## Exercise
Extract all data as written.

----- Source material -----

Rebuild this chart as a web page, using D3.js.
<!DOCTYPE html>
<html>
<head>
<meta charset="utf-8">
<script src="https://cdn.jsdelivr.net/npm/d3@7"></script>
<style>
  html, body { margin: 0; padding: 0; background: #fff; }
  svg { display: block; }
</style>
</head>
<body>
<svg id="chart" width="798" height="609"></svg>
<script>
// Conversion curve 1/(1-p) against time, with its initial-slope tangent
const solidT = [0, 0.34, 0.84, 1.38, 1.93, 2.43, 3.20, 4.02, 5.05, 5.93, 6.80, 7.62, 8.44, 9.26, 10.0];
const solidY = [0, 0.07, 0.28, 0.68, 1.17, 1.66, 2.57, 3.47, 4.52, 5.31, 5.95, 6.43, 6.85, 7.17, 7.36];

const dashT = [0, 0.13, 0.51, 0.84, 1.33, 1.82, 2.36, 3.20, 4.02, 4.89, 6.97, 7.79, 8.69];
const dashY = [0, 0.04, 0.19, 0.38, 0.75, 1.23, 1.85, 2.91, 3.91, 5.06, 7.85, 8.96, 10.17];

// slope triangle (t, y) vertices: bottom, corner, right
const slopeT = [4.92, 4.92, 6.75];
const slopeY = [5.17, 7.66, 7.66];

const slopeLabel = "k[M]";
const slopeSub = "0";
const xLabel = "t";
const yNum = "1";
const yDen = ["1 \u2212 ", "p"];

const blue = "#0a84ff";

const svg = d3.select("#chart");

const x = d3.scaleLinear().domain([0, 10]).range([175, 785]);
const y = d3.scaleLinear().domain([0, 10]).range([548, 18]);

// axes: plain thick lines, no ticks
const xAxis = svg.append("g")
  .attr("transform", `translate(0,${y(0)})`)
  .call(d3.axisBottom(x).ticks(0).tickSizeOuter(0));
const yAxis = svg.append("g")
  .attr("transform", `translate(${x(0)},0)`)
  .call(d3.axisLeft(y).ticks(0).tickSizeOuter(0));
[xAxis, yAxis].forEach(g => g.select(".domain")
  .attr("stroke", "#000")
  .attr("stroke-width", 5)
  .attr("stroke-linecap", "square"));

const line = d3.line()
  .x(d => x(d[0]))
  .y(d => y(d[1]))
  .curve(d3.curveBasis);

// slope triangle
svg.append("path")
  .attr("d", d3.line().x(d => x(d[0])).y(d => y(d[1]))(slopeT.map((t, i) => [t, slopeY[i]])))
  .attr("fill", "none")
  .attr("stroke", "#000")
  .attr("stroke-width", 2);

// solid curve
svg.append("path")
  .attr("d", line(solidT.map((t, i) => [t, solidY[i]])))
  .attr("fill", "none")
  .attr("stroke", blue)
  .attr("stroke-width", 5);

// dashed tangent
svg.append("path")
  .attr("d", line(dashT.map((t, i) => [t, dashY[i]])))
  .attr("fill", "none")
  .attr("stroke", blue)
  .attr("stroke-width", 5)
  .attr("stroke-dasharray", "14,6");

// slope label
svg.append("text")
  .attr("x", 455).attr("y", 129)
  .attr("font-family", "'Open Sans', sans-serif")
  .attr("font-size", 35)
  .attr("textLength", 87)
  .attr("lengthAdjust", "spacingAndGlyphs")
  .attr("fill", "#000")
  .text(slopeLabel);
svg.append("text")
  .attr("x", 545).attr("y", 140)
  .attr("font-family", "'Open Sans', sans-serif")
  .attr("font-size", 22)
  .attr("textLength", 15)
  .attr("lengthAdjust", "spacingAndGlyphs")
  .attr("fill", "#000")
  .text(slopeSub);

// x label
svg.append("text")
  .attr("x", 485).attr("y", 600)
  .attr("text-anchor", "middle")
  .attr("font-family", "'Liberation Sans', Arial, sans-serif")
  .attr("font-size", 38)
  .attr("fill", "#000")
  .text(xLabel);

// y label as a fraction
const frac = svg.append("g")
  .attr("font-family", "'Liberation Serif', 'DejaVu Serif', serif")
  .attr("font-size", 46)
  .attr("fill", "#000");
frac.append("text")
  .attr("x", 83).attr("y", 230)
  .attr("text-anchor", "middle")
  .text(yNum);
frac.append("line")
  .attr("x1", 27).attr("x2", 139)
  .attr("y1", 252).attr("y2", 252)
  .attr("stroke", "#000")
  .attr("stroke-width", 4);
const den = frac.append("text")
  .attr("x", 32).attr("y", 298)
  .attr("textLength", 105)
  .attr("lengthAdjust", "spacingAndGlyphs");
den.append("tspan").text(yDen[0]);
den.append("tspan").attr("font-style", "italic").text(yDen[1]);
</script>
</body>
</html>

-----

## Result
Rebuild this chart as a web page, using D3.js.
<!DOCTYPE html>
<html>
<head>
<meta charset="utf-8">
<script src="https://cdn.jsdelivr.net/npm/d3@7"></script>
<style>
  html, body { margin: 0; padding: 0; background: #fff; }
  svg { display: block; }
</style>
</head>
<body>
<svg id="chart" width="798" height="609"></svg>
<script>
// Conversion curve 1/(1-p) against time, with its initial-slope tangent
const solidT = [0, 0.34, 0.84, 1.38, 1.93, 2.43, 3.20, 4.02, 5.05, 5.93, 6.80, 7.62, 8.44, 9.26, 10.0];
const solidY = [0, 0.07, 0.28, 0.68, 1.17, 1.66, 2.57, 3.47, 4.52, 5.31, 5.95, 6.43, 6.85, 7.17, 7.36];

const dashT = [0, 0.13, 0.51, 0.84, 1.33, 1.82, 2.36, 3.20, 4.02, 4.89, 6.97, 7.79, 8.69];
const dashY = [0, 0.04, 0.19, 0.38, 0.75, 1.23, 1.85, 2.91, 3.91, 5.06, 7.85, 8.96, 10.17];

// slope triangle (t, y) vertices: bottom, corner, right
const slopeT = [4.92, 4.92, 6.75];
const slopeY = [5.17, 7.66, 7.66];

const slopeLabel = "k[M]";
const slopeSub = "0";
const xLabel = "t";
const yNum = "1";
const yDen = ["1 \u2212 ", "p"];

const blue = "#0a84ff";

const svg = d3.select("#chart");

const x = d3.scaleLinear().domain([0, 10]).range([175, 785]);
const y = d3.scaleLinear().domain([0, 10]).range([548, 18]);

// axes: plain thick lines, no ticks
const xAxis = svg.append("g")
  .attr("transform", `translate(0,${y(0)})`)
  .call(d3.axisBottom(x).ticks(0).tickSizeOuter(0));
const yAxis = svg.append("g")
  .attr("transform", `translate(${x(0)},0)`)
  .call(d3.axisLeft(y).ticks(0).tickSizeOuter(0));
[xAxis, yAxis].forEach(g => g.select(".domain")
  .attr("stroke", "#000")
  .attr("stroke-width", 5)
  .attr("stroke-linecap", "square"));

const line = d3.line()
  .x(d => x(d[0]))
  .y(d => y(d[1]))
  .curve(d3.curveBasis);

// slope triangle
svg.append("path")
  .attr("d", d3.line().x(d => x(d[0])).y(d => y(d[1]))(slopeT.map((t, i) => [t, slopeY[i]])))
  .attr("fill", "none")
  .attr("stroke", "#000")
  .attr("stroke-width", 2);

// solid curve
svg.append("path")
  .attr("d", line(solidT.map((t, i) => [t, solidY[i]])))
  .attr("fill", "none")
  .attr("stroke", blue)
  .attr("stroke-width", 5);

// dashed tangent
svg.append("path")
  .attr("d", line(dashT.map((t, i) => [t, dashY[i]])))
  .attr("fill", "none")
  .attr("stroke", blue)
  .attr("stroke-width", 5)
  .attr("stroke-dasharray", "14,6");

// slope label
svg.append("text")
  .attr("x", 455).attr("y", 129)
  .attr("font-family", "'Open Sans', sans-serif")
  .attr("font-size", 35)
  .attr("textLength", 87)
  .attr("lengthAdjust", "spacingAndGlyphs")
  .attr("fill", "#000")
  .text(slopeLabel);
svg.append("text")
  .attr("x", 545).attr("y", 140)
  .attr("font-family", "'Open Sans', sans-serif")
  .attr("font-size", 22)
  .attr("textLength", 15)
  .attr("lengthAdjust", "spacingAndGlyphs")
  .attr("fill", "#000")
  .text(slopeSub);

// x label
svg.append("text")
  .attr("x", 485).attr("y", 600)
  .attr("text-anchor", "middle")
  .attr("font-family", "'Liberation Sans', Arial, sans-serif")
  .attr("font-size", 38)
  .attr("fill", "#000")
  .text(xLabel);

// y label as a fraction
const frac = svg.append("g")
  .attr("font-family", "'Liberation Serif', 'DejaVu Serif', serif")
  .attr("font-size", 46)
  .attr("fill", "#000");
frac.append("text")
  .attr("x", 83).attr("y", 230)
  .attr("text-anchor", "middle")
  .text(yNum);
frac.append("line")
  .attr("x1", 27).attr("x2", 139)
  .attr("y1", 252).attr("y2", 252)
  .attr("stroke", "#000")
  .attr("stroke-width", 4);
const den = frac.append("text")
  .attr("x", 32).attr("y", 298)
  .attr("textLength", 105)
  .attr("lengthAdjust", "spacingAndGlyphs");
den.append("tspan").text(yDen[0]);
den.append("tspan").attr("font-style", "italic").text(yDen[1]);
</script>
</body>
</html>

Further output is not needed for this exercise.